> Task brief
Return precisely the span of lines from the top of the material below to the line containing "const lastClose = 161.501;", both included. Pictures are excluded.
- - - -
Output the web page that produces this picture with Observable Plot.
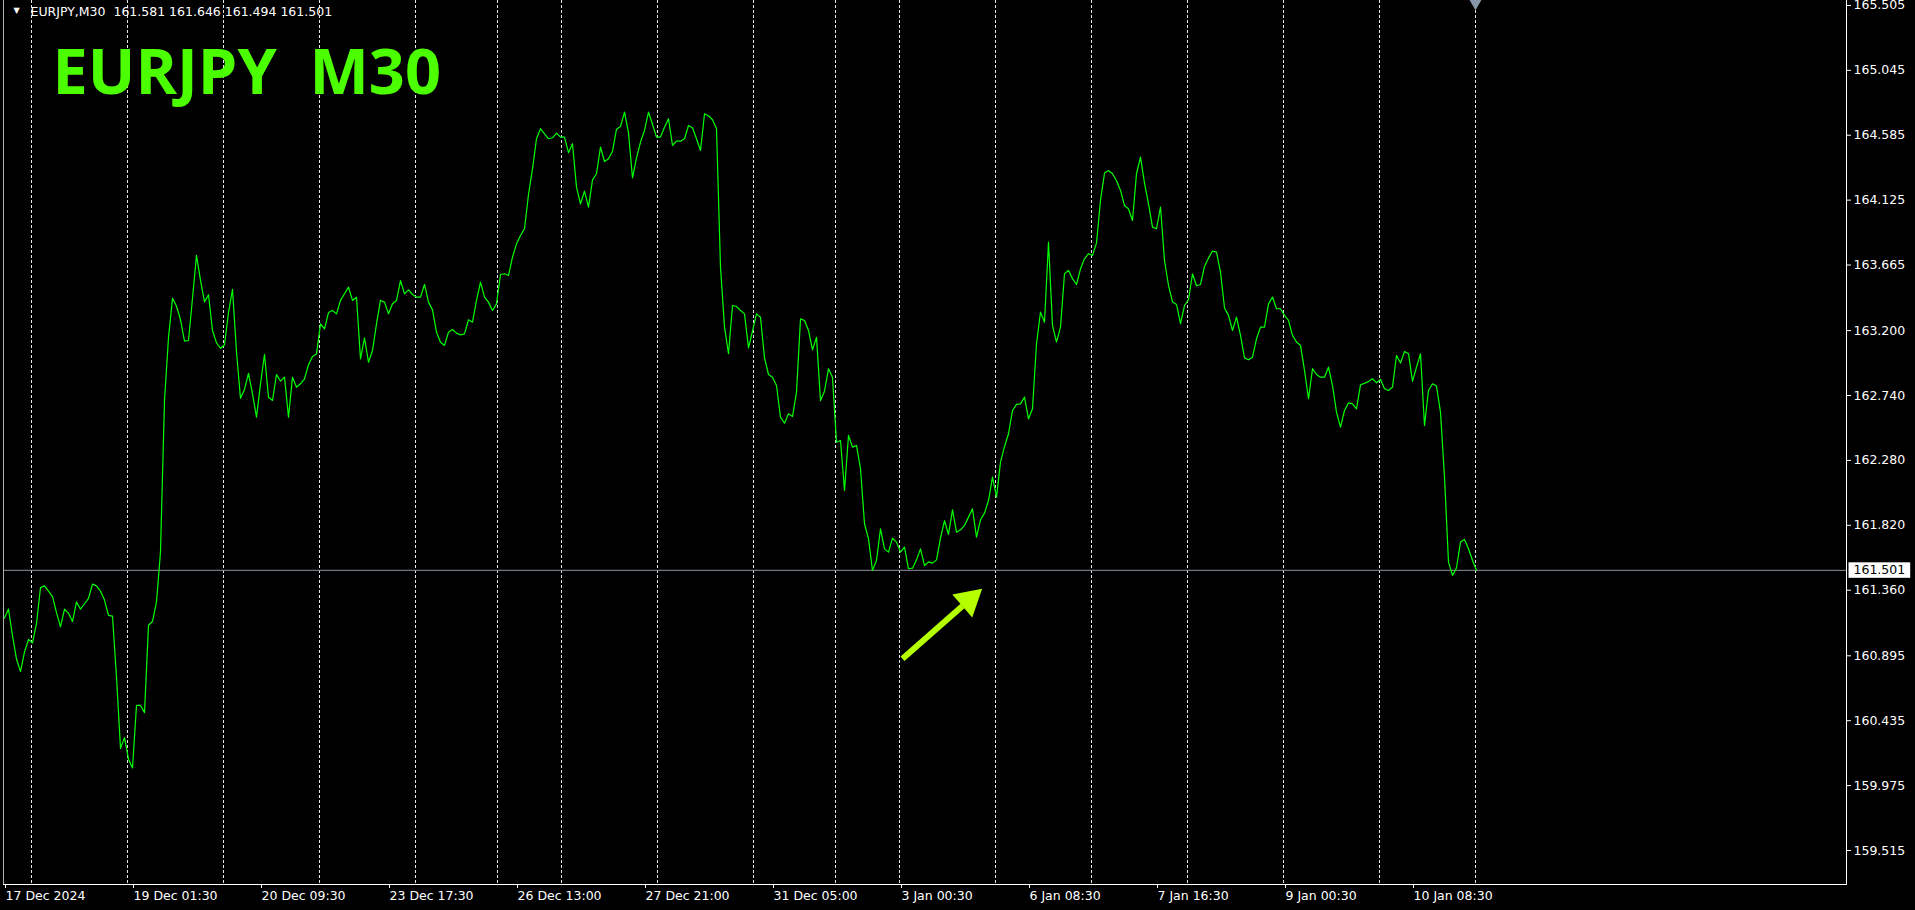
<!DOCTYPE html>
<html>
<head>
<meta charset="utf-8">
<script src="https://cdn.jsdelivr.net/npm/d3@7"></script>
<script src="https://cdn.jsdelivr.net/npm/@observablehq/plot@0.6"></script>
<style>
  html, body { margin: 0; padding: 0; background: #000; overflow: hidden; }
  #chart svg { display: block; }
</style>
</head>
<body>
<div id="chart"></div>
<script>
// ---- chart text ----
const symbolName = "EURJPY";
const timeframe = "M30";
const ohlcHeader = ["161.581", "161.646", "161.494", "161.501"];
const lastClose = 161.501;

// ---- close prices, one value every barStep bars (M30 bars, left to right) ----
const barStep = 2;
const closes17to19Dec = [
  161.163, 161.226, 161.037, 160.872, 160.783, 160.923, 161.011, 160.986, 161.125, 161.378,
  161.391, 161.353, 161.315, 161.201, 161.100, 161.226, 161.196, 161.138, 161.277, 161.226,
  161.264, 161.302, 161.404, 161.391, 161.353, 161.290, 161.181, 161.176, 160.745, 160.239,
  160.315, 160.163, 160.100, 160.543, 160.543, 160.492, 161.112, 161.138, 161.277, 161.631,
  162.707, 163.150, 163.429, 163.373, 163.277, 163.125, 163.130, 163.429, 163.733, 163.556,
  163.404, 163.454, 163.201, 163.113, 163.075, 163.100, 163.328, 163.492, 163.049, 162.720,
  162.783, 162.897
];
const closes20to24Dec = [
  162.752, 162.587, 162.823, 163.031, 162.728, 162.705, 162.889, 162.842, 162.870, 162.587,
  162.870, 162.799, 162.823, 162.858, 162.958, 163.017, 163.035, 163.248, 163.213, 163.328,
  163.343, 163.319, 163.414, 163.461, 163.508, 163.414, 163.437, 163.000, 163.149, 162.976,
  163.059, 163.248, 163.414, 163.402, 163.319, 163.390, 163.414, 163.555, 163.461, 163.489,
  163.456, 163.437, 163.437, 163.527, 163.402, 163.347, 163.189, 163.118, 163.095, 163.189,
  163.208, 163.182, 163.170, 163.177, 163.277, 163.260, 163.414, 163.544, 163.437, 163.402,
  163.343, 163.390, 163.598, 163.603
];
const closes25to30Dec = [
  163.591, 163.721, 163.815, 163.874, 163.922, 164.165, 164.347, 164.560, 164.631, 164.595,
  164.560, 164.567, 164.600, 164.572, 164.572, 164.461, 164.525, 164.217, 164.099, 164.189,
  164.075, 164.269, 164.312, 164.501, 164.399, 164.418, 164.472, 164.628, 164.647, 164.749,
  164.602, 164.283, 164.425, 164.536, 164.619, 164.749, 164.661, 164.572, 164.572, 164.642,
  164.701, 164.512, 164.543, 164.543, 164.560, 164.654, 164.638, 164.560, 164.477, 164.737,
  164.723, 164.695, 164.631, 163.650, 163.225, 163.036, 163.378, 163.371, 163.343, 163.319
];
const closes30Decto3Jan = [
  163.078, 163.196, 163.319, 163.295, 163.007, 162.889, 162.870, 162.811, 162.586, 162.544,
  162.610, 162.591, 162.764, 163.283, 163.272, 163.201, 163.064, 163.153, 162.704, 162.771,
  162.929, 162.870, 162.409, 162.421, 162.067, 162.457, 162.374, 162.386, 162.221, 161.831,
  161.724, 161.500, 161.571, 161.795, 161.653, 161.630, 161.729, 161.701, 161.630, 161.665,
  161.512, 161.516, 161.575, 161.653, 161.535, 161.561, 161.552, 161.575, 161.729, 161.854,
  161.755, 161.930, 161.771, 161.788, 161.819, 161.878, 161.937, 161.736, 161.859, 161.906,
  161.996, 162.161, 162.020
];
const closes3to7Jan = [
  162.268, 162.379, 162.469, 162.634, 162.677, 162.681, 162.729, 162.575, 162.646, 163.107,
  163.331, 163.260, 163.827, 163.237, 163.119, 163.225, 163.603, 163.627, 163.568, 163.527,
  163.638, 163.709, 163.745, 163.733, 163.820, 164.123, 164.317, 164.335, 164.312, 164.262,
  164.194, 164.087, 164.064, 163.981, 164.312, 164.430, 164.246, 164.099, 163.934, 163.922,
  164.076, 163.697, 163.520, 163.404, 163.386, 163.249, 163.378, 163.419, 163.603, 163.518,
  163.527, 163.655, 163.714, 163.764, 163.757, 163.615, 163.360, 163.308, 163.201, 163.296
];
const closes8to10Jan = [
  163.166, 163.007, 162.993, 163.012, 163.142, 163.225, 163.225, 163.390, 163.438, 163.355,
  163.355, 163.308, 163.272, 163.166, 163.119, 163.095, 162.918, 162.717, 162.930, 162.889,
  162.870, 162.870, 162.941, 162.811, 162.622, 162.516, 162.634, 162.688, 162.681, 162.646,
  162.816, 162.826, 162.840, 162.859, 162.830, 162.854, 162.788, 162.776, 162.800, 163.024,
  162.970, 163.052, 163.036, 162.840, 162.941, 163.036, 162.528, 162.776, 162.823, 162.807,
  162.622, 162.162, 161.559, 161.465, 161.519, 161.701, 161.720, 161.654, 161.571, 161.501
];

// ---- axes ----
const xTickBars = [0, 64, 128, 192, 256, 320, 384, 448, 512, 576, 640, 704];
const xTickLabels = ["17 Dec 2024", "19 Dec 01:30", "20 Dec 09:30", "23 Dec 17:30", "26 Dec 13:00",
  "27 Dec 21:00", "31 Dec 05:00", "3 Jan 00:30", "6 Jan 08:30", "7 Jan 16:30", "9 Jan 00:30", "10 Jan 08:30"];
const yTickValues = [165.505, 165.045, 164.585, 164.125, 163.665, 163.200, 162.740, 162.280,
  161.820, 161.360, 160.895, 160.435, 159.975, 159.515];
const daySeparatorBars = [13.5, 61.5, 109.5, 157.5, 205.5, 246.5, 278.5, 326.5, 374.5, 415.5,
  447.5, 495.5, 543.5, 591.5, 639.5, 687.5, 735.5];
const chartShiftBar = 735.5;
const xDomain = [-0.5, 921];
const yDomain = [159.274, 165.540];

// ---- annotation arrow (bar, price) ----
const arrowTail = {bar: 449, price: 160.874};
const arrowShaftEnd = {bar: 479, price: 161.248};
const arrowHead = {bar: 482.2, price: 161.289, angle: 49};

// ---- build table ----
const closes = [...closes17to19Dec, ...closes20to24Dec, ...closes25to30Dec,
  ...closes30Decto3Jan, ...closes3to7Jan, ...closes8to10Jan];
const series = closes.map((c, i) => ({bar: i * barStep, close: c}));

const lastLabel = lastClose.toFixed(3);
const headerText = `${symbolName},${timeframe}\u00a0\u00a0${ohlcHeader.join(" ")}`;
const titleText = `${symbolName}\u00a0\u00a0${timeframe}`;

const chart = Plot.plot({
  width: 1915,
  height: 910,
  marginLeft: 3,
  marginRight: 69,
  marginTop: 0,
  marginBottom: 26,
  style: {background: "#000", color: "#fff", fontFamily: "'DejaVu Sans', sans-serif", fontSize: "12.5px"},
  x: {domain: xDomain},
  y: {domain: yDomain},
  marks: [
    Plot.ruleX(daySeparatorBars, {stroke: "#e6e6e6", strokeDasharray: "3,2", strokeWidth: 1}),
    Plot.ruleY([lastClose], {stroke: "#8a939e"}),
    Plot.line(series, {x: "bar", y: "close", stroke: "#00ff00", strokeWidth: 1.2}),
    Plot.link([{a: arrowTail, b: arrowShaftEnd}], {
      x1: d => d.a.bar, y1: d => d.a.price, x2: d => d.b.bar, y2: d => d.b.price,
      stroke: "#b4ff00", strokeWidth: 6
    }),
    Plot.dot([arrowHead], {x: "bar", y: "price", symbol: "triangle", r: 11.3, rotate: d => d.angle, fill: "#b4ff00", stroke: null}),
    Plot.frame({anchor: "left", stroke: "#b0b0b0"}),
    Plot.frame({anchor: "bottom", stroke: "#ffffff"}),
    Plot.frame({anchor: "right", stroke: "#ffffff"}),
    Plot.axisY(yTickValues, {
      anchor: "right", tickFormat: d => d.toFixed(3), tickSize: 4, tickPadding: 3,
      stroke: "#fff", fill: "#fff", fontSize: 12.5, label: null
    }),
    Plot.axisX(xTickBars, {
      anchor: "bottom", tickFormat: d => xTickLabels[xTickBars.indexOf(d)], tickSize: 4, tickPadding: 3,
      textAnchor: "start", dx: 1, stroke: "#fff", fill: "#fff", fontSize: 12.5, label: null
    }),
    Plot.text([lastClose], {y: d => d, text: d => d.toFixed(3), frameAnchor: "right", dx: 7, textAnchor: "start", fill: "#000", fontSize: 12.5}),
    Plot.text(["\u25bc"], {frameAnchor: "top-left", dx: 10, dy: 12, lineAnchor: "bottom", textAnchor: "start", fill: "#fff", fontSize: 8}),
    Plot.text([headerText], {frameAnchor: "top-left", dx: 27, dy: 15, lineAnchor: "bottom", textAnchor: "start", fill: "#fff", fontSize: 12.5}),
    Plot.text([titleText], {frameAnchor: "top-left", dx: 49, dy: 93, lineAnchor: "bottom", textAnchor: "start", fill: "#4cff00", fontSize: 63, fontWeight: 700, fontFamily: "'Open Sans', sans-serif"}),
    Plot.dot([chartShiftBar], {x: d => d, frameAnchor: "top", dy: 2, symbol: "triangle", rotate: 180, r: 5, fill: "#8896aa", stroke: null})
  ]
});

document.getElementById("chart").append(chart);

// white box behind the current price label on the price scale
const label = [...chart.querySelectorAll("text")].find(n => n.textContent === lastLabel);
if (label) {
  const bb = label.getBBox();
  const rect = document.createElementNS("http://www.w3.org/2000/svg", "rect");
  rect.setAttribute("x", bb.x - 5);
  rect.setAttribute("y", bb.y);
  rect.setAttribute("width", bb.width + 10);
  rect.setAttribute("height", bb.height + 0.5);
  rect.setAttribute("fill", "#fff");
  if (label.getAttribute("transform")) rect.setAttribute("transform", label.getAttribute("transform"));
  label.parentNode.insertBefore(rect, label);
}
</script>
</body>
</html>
- - - -
> Expected output
Output the web page that produces this picture with Observable Plot.
<!DOCTYPE html>
<html>
<head>
<meta charset="utf-8">
<script src="https://cdn.jsdelivr.net/npm/d3@7"></script>
<script src="https://cdn.jsdelivr.net/npm/@observablehq/plot@0.6"></script>
<style>
  html, body { margin: 0; padding: 0; background: #000; overflow: hidden; }
  #chart svg { display: block; }
</style>
</head>
<body>
<div id="chart"></div>
<script>
// ---- chart text ----
const symbolName = "EURJPY";
const timeframe = "M30";
const ohlcHeader = ["161.581", "161.646", "161.494", "161.501"];
const lastClose = 161.501;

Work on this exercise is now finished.